A decisão recorrida não nos merece, pois, qualquer censura, sendo por isso de manter.

Decisão
Pelo que antecede se acorda em julgar improcedente a apelação e confirmar o despacho recorrido.

Custas pelo apelante

Lisboa, 15 de Junho de 2011

Maria João Romba
Paula Sá Fernandes
José Feteira (vencido conforme declaração junta)

Declaração de voto.
Embora respeite a posição que obteve vencimento, não a acompanho e isto com base nos fundamentos expressos no Acórdão deste Tribunal da Relação proferido em 30 de Março de 2011, no processo n.º 4510/10.3TTLSB.L1 em que fui Relator, fundamentos que aqui dou por reproduzidos.
Acrescento apenas que o processo especial previsto nos artigos 98.º-B a 98.º-P do Cod. Proc.
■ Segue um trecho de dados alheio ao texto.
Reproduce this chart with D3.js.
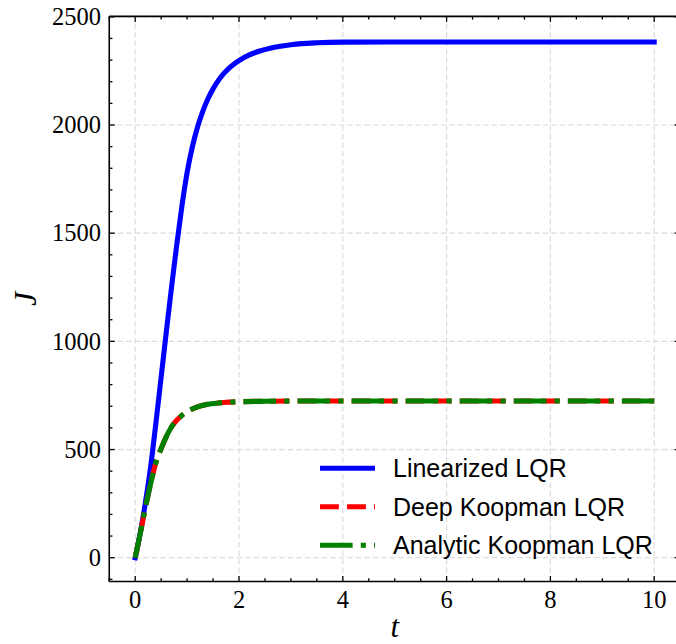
<!DOCTYPE html>
<html>
<head>
<meta charset="utf-8">
<script src="https://cdn.jsdelivr.net/npm/d3@7"></script>
<style>
  html, body { margin: 0; padding: 0; background: #fff; }
  svg { display: block; }
</style>
</head>
<body>
<svg id="chart" width="676" height="644"></svg>
<script>
// Accumulated cost J(t) for the three controllers
const tLinearized = [0, 0.1, 0.2, 0.3, 0.4, 0.5, 0.6, 0.7, 0.8, 0.9, 1.0, 1.1, 1.2, 1.3, 1.4, 1.5, 1.6, 1.7, 1.8, 1.9, 2.0, 2.2, 2.4, 2.6, 2.8, 3.0, 3.2, 3.5, 4.0, 5.0, 6.0, 7.0, 8.0, 9.0, 10.0];
const jLinearized = [0, 118, 260, 425, 625, 835, 1045, 1250, 1445, 1625, 1780, 1898, 1990, 2062, 2120, 2167, 2205, 2236, 2261, 2281, 2298, 2324, 2342, 2355, 2364, 2371, 2376, 2380, 2383, 2384, 2384, 2384, 2384, 2384, 2384];

const tKoopman = [0, 0.1, 0.2, 0.3, 0.4, 0.5, 0.6, 0.7, 0.8, 0.9, 1.0, 1.2, 1.4, 1.6, 1.8, 2.0, 2.5, 3.0, 4.0, 5.0, 6.0, 7.0, 8.0, 9.0, 10.0];
const jDeepKoopman = [0, 115, 235, 345, 440, 505, 560, 605, 635, 658, 675, 697, 709, 715, 719, 721, 723, 724, 724, 724, 724, 724, 724, 724, 724];
const jAnalyticKoopman = [0, 115, 235, 345, 440, 505, 560, 605, 635, 658, 675, 697, 709, 715, 719, 721, 723, 724, 724, 724, 724, 724, 724, 724, 724];

const seriesNames = ["Linearized LQR", "Deep Koopman LQR", "Analytic Koopman LQR"];
const xMajorTicks = [0, 2, 4, 6, 8, 10];
const yMajorTicks = [0, 500, 1000, 1500, 2000, 2500];

const svg = d3.select("#chart");

const x = d3.scaleLinear().domain([-0.5, 10.5]).range([109.25, 680.15]);
const y = d3.scaleLinear().domain([-110, 2502]).range([581.5, 16.4]);

const [x0, x1] = x.range();
const [yb, yt] = y.range();

// clip region for the data lines
svg.append("defs").append("clipPath").attr("id", "plotClip")
  .append("rect").attr("x", x0).attr("y", yt).attr("width", x1 - x0).attr("height", yb - yt);

// grid
const grid = svg.append("g").attr("stroke", "#dcdcdc").attr("stroke-width", 1.2).attr("stroke-dasharray", "5.5,3");
grid.selectAll("line.gx").data(xMajorTicks).join("line")
  .attr("x1", d => x(d)).attr("x2", d => x(d)).attr("y1", yb).attr("y2", yt);
grid.selectAll("line.gy").data(yMajorTicks).join("line")
  .attr("x1", x0).attr("x2", x1).attr("y1", d => y(d)).attr("y2", d => y(d));

// data lines
const lines = svg.append("g").attr("clip-path", "url(#plotClip)").attr("fill", "none");
const lineGen = (ts) => d3.line().x((d, i) => x(ts[i])).y(d => y(d)).curve(d3.curveMonotoneX);
const LW = 5.1;

lines.append("path").datum(jLinearized).attr("d", lineGen(tLinearized))
  .attr("stroke", "#0000ff").attr("stroke-width", LW).attr("stroke-linecap", "square").attr("stroke-linejoin", "round");
lines.append("path").datum(jDeepKoopman).attr("d", lineGen(tKoopman))
  .attr("stroke", "#ff0000").attr("stroke-width", LW).attr("stroke-linecap", "butt")
  .attr("stroke-dasharray", `${3.7 * LW},${1.6 * LW}`);
lines.append("path").datum(jAnalyticKoopman).attr("d", lineGen(tKoopman))
  .attr("stroke", "#008000").attr("stroke-width", LW).attr("stroke-linecap", "butt")
  .attr("stroke-dasharray", `${6.4 * LW},${1.6 * LW},${1 * LW},${1.6 * LW}`);

// spines
const spines = svg.append("g").attr("stroke", "#000").attr("stroke-width", 1.6);
spines.append("line").attr("x1", x0).attr("x2", x1).attr("y1", yb).attr("y2", yb);
spines.append("line").attr("x1", x0).attr("x2", x1).attr("y1", yt).attr("y2", yt);
spines.append("line").attr("x1", x0).attr("x2", x0).attr("y1", yt).attr("y2", yb);
spines.append("line").attr("x1", x1).attr("x2", x1).attr("y1", yt).attr("y2", yb);

// inward ticks on all four sides
const xMinor = d3.range(-0.5, 10.51, 0.5).filter(v => !xMajorTicks.includes(v));
const yMinor = d3.range(-100, 2501, 100).filter(v => !yMajorTicks.includes(v));
const ticks = svg.append("g").attr("stroke", "#000").attr("stroke-width", 1.3);
function xTicks(vals, len) {
  ticks.selectAll(null).data(vals).join("line")
    .attr("x1", d => x(d)).attr("x2", d => x(d)).attr("y1", yb).attr("y2", yb - len);
  ticks.selectAll(null).data(vals).join("line")
    .attr("x1", d => x(d)).attr("x2", d => x(d)).attr("y1", yt).attr("y2", yt + len);
}
function yTicks(vals, len) {
  ticks.selectAll(null).data(vals).join("line")
    .attr("x1", x0).attr("x2", x0 + len).attr("y1", d => y(d)).attr("y2", d => y(d));
  ticks.selectAll(null).data(vals).join("line")
    .attr("x1", x1).attr("x2", x1 - len).attr("y1", d => y(d)).attr("y2", d => y(d));
}
xTicks(xMajorTicks, 5.5); xTicks(xMinor, 3.2);
yTicks(yMajorTicks, 5.5); yTicks(yMinor, 3.2);

// tick labels
const serif = "'Liberation Serif', 'DejaVu Serif', serif";
svg.append("g").selectAll("text").data(xMajorTicks).join("text")
  .attr("x", d => x(d)).attr("y", 608).attr("text-anchor", "middle")
  .attr("font-family", serif).attr("font-size", 24.5).attr("fill", "#000").text(d => d);
svg.append("g").selectAll("text").data(yMajorTicks).join("text")
  .attr("x", 101).attr("y", d => y(d) + 8.3).attr("text-anchor", "end")
  .attr("font-family", serif).attr("font-size", 24.5).attr("fill", "#000").text(d => d);

// axis labels
svg.append("text").attr("x", (x0 + x1) / 2).attr("y", 637).attr("text-anchor", "middle")
  .attr("font-family", serif).attr("font-style", "italic").attr("font-size", 31).text("t");
svg.append("text").attr("transform", `translate(36,${(yb + yt) / 2}) rotate(-90)`).attr("text-anchor", "middle")
  .attr("font-family", serif).attr("font-style", "italic").attr("font-size", 32).text("J");

// legend
const legend = svg.append("g");
const legendStyles = [
  { color: "#0000ff", dash: null },
  { color: "#ff0000", dash: `${3.7 * LW},${1.6 * LW}` },
  { color: "#008000", dash: `${6.4 * LW},${1.6 * LW},${1 * LW},${1.6 * LW}` }
];
const legendY = [468.3, 506.8, 545.2];
seriesNames.forEach((name, i) => {
  const ly = legendY[i];
  legend.append("line").attr("x1", 320).attr("x2", 375).attr("y1", ly).attr("y2", ly)
    .attr("stroke", legendStyles[i].color).attr("stroke-width", LW)
    .attr("stroke-dasharray", legendStyles[i].dash);
  legend.append("text").attr("x", 393).attr("y", ly + 9)
    .attr("font-family", "'Liberation Sans', Arial, sans-serif").attr("font-size", 25)
    .attr("fill", "#000").text(name);
});
</script>
</body>
</html>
Trabalho, na versão que lhe foi dada pelo Decreto-Lei n.º 295/2009 de 13-10, regula de um modo pleno e preciso a respectiva tramitação, pelo que a meu ver e salvo o devido respeito, não faz sentido o recurso a disposições gerais do processo civil.
Por outro lado, estou em crer que a proibição a que se alude no art. 137º do Cod. Proc. Civil apenas se reporta a actos absolutamente inúteis, inutilidade de que, seguramente, não padece a realização de uma diligência de audiência de partes que resulta de determinação legal, com tudo o que a mesma comporta e que se prevê no art. 98.º-I do C.P.T, designadamente a tentativa de conciliação das partes envolvidas no litígio, conciliação que, como se sabe, constitui pedra-de-toque no processo do trabalho e que se destina a alcançar, quanto antes, a paz social nas relações laborais, com todas as vantagens daí decorrentes.
Concederia, por isso, provimento ao recurso, revogando a decisão recorrida e determinando o prosseguimento dos autos tendo em vista a realização da audiência de partes a que se alude nos artigos 98.º-F, n.º 1 e seguintes do Cod. Proc. Trabalho.